Das Ziel marktneutraler Strategien besteht darin, unabhängig von der allgemeinen Marktsituation positive Renditen zu erzielen. Ein Vergleich der Wertentwicklungen belegt ihre Wirksamkeit: Während im Zeitraum vom 28.12.2012 bis zum 31.7.2013 der Silberpreis in Dollar um 33,9 % einbrach und der Goldpreis in Dollar um 20,7 % nachgab, verloren marktbreite Long-only-Indizes - je nach Gewichtung der Edelmetalle - rund 10 % an Wert.
Andere Risikowahrnehmung
Marktneutrale Investmentansätze wie zum Beispiel der LBBW-Long-Short-Rohstoff-Index ER konnten im selben Zeitraum um 4,3 % zulegen. Hier zeigt sich, dass risikoaverse Anleger von der niedrigeren Volatilität im Vergleich zu Long-only-Strategien sowie von geringeren Korrelationen zum Aktienmarkt und zu marktbreiten Long-only-Rohstoffindizes profitieren können. Backtesting-Berechnungen zu diesen vergleichsweise jungen Anlageformen belegen zudem, dass marktneutrale Rohstoffstrategien auch während der vergangenen zehn Jahre eine durchschnittliche Quartalsperformance von 1,9 % erzielt hätten.

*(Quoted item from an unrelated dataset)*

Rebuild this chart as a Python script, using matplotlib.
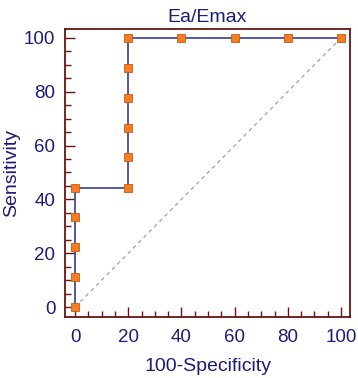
import numpy as np
import matplotlib.pyplot as plt
from matplotlib.ticker import MultipleLocator

fpr = [0, 0, 0, 0, 0, 20, 20, 20, 20, 20, 20, 40, 60, 80, 100]
tpr = [0, 11.1, 22.2, 33.3, 44.4, 44.4, 55.6, 66.7, 77.8, 88.9, 100, 100, 100, 100, 100]
diag = [0, 100]

navy = '#1c1c78'
frame = '#6a1414'

plt.rcParams['font.family'] = ['Liberation Sans', 'DejaVu Sans']

fig = plt.figure(figsize=(3.58, 3.78), dpi=100)
ax = fig.add_axes([0.1816, 0.1614, 0.7961, 0.7619])

ax.plot(diag, diag, color='#a0a0a0', lw=0.9, ls=(0, (3, 3)))
ax.plot(fpr, tpr, color='#4a4a9a', lw=1.3, marker='s', ms=5.5,
        mfc='#f57c1f', mec='#c85a10', mew=0.6)

ax.set_xlim(-3.8, 103.4)
ax.set_ylim(-3.7, 103.3)
ax.xaxis.set_major_locator(MultipleLocator(20))
ax.xaxis.set_minor_locator(MultipleLocator(5))
ax.yaxis.set_major_locator(MultipleLocator(20))
ax.yaxis.set_minor_locator(MultipleLocator(5))
ax.tick_params(which='both', direction='in', color=frame, labelcolor=navy,
               labelsize=13.5, top=False, right=False, width=1)
ax.tick_params(which='major', length=7)
ax.tick_params(which='minor', length=4)
ax.tick_params(axis='x', which='major', pad=9)
ax.tick_params(axis='y', which='major', pad=7)
for s in ax.spines.values():
    s.set_color(frame)
    s.set_linewidth(1.3)

ax.set_title('Ea/Emax', color=navy, fontsize=14, pad=5)
ax.set_xlabel('100-Specificity', color=navy, fontsize=14, labelpad=8)
ax.set_ylabel('Sensitivity', color=navy, fontsize=14, labelpad=3)

fig.savefig('out.png', dpi=100)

Die Nachfrage institutioneller Kunden nach marktneutralen Strategien steigt seit mehreren Jahren kontinuierlich an: Veränderte Marktbedingungen - ausgelöst durch die Finanz- und Schuldenkrise - haben zu einer veränderten Risikowahrnehmung geführt. Institutionelle Investoren suchen nachvollziehbare Investmentlösungen, die ihnen Zugang zu Asset-Klassen liefern, die gering zu Aktien und Anleihen korrelieren und spezifische Risiken minimieren. Inzwischen bieten Ucits-konforme Investmentfonds einem breiten Investorenkreis Zugang zu diesen Long-Short-Ansätzen.
Rohstoffe wie Erdöl, Kupfer oder Aluminium sind für viele Industriezweige unersetzlich. Neben Angebot und Nachfrage beeinflussen auch Erwartungen die Rohstoffpreise auf dem Terminmarkt. Mit der geeigneten Strategie - marktbreiter Rohstoffindex, rolloptimierte Strategie oder marktneutraler Long-Short-Ansatz - können sich professionelle Investoren und Privatanleger selbst in Stressphasen flexibel auf dem Rohstoffmarkt engagieren und entsprechend ihrer Risikoneigung investieren.